Similar to how auto insurance works, people who want more comprehensive coverage have to be willing to pay for it. Americans understand this when it comes to car insurance — but they are “are generally unwilling to accept it with health in part because policy makers have politicized this as a right for so long they believe it is different,” Parente added.

Related: Remember Obamacare’s Big Selling Points? 

Skimpy Savings?
The HHS and Internal Revenue Service are reaching out to millions who paid fines or claimed exemptions from doing so in order to lure younger, healthy people into the pool to offset premium increases and burdens on insurers. Most of these people were under the age of 35 in 2014.

Just 28 percent of marketplace enrollees are 18 to 34 years old, KFF reported.

HHS, the Department of Labor, and the Department of the Treasury issued regulatory guidance encouraging employer-sponsored health plans to promote marketplace options for people who will age out of their parents’ health insurance — another ploy to bring in healthier young adults.

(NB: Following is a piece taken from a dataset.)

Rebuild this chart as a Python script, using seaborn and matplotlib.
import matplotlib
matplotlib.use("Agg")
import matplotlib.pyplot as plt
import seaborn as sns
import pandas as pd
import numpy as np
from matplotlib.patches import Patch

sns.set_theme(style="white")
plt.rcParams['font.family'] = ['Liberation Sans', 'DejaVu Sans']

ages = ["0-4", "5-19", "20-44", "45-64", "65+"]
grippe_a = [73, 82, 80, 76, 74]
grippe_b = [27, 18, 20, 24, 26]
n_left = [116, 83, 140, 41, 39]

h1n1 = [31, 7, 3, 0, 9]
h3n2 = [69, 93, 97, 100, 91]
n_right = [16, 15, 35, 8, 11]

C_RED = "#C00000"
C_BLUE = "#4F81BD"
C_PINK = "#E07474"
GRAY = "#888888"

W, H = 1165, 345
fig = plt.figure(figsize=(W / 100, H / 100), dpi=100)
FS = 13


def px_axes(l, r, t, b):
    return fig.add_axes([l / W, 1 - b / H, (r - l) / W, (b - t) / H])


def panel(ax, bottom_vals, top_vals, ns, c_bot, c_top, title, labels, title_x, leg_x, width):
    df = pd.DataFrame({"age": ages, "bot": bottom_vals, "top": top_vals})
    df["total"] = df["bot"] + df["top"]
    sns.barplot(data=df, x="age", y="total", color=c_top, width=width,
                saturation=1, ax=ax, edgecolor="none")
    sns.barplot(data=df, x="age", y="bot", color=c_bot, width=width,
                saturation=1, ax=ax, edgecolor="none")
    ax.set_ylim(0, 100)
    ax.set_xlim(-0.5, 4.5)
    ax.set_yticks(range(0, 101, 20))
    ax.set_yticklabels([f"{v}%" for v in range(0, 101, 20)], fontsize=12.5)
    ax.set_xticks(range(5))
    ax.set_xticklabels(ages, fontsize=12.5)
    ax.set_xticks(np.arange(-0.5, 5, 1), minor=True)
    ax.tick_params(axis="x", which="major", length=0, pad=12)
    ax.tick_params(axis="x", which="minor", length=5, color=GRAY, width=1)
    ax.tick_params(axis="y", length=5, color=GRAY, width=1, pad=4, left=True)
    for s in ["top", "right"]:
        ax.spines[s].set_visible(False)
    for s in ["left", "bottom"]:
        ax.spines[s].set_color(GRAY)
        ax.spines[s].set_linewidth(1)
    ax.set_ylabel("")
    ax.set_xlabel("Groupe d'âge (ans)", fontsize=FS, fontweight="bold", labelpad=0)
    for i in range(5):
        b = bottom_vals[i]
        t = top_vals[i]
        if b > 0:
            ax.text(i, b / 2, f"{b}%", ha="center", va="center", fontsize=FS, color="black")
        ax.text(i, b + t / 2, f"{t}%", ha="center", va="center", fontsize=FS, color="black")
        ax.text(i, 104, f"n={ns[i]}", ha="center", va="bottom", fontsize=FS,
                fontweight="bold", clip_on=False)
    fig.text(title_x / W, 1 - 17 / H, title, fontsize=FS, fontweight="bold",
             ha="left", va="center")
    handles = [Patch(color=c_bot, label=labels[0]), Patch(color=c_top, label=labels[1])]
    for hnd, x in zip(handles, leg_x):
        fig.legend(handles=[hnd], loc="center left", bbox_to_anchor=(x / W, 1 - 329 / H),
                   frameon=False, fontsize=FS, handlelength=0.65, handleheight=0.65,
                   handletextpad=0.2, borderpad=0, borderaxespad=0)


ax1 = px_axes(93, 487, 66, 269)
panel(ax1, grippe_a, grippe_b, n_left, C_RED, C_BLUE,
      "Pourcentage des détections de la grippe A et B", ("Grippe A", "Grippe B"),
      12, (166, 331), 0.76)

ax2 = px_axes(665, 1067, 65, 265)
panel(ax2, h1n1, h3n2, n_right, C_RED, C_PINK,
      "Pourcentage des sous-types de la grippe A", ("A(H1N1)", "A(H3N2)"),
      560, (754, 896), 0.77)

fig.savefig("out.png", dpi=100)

If there’s one beacon of hope for saving a few bucks on health plans in 2017, it’s the suspension of the ACA health insurance fee. That was signed into law in 2015 and will save insurers about $13.9 billion — largely offsetting losses felt by the reinsurance program. It’s unclear if that would hike premiums less than originally estimated. The fee is set to be reinstated after the year ends — so expect costs to rise once again.